The goal is not maximum abstraction. The goal is maintainable code.

Best Practices for Using SOLID in Laravel Projects

• Keep controllers thin and move business logic into dedicated services or actions
• Use interfaces where you need flexibility, swapping, or easier testing
• Prefer composition over inheritance when behavior varies
• Break large classes into smaller focused classes
• Use Laravel's service container for dependency injection and bindings
• Write tests to confirm your abstractions behave consistently
• Refactor gradually instead of trying to redesign everything at once
• Start simple, then introduce abstractions when the codebase shows a real need

In real projects, SOLID often works best as a refactoring guide. When code becomes difficult to change, look for which principle is being violated.

Summary

SOLID principles help Laravel developers write code that is easier to maintain, test, and extend. SRP keeps responsibilities focused. OCP allows new behavior without changing existing code. LSP ensures inheritance stays safe and predictable. ISP promotes smaller and cleaner contracts. DIP reduces coupling by depending on abstractions.

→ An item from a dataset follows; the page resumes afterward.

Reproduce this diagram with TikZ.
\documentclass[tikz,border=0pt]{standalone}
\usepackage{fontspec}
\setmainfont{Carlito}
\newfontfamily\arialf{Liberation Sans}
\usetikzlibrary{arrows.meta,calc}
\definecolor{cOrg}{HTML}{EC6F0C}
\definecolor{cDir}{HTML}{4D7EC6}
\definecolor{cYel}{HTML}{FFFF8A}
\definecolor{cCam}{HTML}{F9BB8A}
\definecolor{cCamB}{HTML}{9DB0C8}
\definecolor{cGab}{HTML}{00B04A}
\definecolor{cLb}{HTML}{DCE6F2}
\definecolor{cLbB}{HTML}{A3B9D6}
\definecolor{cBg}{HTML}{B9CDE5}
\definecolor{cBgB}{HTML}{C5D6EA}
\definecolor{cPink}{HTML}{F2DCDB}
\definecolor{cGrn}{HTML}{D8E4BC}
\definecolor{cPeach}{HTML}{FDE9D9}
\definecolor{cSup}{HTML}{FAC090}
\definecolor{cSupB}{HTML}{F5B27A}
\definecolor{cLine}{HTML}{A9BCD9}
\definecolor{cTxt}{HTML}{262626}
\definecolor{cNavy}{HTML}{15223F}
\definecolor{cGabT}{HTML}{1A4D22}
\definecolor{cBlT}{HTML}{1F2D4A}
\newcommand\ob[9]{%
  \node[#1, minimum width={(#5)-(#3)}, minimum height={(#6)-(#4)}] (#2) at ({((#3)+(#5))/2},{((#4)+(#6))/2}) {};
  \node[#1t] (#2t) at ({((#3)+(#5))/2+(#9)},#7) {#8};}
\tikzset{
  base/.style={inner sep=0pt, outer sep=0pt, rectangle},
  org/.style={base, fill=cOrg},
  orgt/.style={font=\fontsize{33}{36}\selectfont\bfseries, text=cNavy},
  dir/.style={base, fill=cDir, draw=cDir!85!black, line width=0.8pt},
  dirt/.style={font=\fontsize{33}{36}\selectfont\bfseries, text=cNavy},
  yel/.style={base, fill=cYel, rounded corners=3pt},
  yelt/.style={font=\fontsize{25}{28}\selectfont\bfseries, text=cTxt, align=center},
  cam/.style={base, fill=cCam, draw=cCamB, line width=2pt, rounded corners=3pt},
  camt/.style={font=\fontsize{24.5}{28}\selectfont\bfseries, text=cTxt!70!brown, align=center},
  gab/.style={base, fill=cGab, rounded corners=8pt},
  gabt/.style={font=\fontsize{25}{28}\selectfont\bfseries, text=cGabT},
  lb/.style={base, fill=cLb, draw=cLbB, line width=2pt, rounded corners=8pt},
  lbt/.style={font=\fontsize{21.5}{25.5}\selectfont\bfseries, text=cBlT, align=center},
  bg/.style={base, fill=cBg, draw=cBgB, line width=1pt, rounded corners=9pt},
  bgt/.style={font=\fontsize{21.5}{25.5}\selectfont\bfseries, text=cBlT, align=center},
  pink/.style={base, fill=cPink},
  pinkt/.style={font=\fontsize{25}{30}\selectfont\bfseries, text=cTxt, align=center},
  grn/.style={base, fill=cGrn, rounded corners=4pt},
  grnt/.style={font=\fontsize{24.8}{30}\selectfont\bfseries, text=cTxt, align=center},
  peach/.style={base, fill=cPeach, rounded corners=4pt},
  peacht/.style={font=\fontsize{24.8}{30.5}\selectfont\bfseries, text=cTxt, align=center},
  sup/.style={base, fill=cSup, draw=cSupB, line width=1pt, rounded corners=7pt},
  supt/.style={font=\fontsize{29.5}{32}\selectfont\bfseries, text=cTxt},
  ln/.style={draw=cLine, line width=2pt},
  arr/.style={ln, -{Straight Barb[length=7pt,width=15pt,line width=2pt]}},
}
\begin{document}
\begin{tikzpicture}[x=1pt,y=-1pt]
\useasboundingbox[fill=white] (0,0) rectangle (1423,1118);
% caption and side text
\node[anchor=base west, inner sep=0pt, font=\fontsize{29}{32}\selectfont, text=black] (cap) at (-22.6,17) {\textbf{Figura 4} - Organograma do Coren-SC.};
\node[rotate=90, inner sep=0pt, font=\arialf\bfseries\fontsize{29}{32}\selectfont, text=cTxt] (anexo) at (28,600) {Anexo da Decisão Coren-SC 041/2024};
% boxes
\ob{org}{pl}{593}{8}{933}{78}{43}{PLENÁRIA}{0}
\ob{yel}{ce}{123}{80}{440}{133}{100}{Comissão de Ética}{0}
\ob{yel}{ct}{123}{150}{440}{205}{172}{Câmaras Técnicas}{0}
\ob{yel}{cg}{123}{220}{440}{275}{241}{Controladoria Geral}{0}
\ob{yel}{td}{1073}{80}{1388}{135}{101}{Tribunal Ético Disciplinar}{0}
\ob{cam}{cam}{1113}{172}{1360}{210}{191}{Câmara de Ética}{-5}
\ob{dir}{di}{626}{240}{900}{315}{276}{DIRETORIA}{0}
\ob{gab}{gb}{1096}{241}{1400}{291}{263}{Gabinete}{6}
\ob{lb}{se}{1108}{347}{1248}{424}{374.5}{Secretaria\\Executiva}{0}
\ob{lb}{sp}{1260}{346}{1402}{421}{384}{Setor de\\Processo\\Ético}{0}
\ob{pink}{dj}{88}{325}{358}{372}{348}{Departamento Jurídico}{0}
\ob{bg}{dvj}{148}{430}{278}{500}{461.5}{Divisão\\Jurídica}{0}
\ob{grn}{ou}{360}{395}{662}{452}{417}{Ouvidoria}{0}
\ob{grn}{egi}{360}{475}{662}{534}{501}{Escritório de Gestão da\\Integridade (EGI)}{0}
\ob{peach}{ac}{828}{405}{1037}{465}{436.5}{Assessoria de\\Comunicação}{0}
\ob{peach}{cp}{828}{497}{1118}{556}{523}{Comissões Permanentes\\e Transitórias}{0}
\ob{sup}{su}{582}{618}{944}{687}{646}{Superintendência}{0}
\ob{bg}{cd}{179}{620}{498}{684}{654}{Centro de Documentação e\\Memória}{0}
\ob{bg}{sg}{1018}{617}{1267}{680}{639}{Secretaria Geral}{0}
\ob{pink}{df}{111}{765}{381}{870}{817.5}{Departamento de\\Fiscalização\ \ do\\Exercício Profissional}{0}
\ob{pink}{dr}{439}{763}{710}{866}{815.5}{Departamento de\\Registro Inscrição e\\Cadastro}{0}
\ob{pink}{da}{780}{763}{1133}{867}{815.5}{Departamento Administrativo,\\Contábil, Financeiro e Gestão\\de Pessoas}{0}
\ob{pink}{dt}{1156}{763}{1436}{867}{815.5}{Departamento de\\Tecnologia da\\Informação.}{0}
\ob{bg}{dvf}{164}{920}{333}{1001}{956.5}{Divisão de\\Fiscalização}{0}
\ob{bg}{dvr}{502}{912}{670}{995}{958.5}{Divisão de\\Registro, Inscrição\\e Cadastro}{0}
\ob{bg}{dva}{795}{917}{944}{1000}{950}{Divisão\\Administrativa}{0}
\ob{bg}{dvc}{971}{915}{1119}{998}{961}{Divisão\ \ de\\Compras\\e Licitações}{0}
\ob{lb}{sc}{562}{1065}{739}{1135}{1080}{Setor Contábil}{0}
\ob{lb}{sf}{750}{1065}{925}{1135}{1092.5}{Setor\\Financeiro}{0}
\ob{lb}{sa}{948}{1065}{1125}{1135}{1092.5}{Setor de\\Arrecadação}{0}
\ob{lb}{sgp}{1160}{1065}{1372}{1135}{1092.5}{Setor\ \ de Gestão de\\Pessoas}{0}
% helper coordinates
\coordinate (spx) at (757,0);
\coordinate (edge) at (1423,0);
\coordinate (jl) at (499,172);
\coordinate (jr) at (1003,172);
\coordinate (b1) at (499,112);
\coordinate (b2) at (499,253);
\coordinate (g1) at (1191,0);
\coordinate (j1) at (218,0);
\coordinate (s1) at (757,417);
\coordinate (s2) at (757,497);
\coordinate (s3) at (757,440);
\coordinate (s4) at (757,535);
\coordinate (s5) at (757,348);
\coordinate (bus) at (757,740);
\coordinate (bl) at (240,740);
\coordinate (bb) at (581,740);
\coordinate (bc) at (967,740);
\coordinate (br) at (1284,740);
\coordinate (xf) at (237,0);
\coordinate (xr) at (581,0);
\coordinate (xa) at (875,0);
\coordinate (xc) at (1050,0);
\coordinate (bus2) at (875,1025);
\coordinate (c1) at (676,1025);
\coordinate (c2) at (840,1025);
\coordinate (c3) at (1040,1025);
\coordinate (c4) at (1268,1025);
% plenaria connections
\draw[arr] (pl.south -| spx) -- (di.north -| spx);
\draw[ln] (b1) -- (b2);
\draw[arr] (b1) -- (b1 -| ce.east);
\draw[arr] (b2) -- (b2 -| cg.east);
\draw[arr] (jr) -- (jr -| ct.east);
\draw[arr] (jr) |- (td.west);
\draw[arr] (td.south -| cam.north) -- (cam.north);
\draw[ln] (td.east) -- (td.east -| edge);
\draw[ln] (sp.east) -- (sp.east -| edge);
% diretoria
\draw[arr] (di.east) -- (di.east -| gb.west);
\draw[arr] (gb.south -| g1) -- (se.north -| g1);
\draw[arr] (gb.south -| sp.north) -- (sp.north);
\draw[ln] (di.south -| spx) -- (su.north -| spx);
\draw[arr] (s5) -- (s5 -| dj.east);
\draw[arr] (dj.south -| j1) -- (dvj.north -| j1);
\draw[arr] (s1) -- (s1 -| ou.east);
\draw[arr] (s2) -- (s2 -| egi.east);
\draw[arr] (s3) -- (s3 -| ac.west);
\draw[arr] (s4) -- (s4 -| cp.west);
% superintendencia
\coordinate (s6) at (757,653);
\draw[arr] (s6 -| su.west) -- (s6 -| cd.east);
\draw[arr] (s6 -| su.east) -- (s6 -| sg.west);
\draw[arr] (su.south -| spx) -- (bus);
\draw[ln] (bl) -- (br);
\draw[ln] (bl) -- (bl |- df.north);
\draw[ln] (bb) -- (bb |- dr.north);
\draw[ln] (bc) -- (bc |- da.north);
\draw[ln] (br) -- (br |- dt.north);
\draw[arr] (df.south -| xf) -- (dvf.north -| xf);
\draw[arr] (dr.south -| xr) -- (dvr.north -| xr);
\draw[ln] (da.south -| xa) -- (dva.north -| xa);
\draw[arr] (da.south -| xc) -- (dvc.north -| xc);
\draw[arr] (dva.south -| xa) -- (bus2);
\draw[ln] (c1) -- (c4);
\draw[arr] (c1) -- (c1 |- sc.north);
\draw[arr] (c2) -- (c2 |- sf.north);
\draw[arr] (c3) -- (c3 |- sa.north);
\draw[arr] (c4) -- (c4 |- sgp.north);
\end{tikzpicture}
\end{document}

Used together, these principles make Laravel applications more stable as they grow. They also improve collaboration because code becomes easier for other developers to understand and modify.

Conclusion

Understanding SOLID principles is an important step toward writing better Laravel code. You do not need to apply every principle everywhere, but learning to recognize design problems and refactor toward clearer structure will make a big difference in your projects.

Start with small improvements. Move logic out of bloated controllers, separate responsibilities, depend on interfaces when useful, and design classes around clear behavior. With regular practice, SOLID becomes less of a theory and more of a natural way to build maintainable Laravel applications.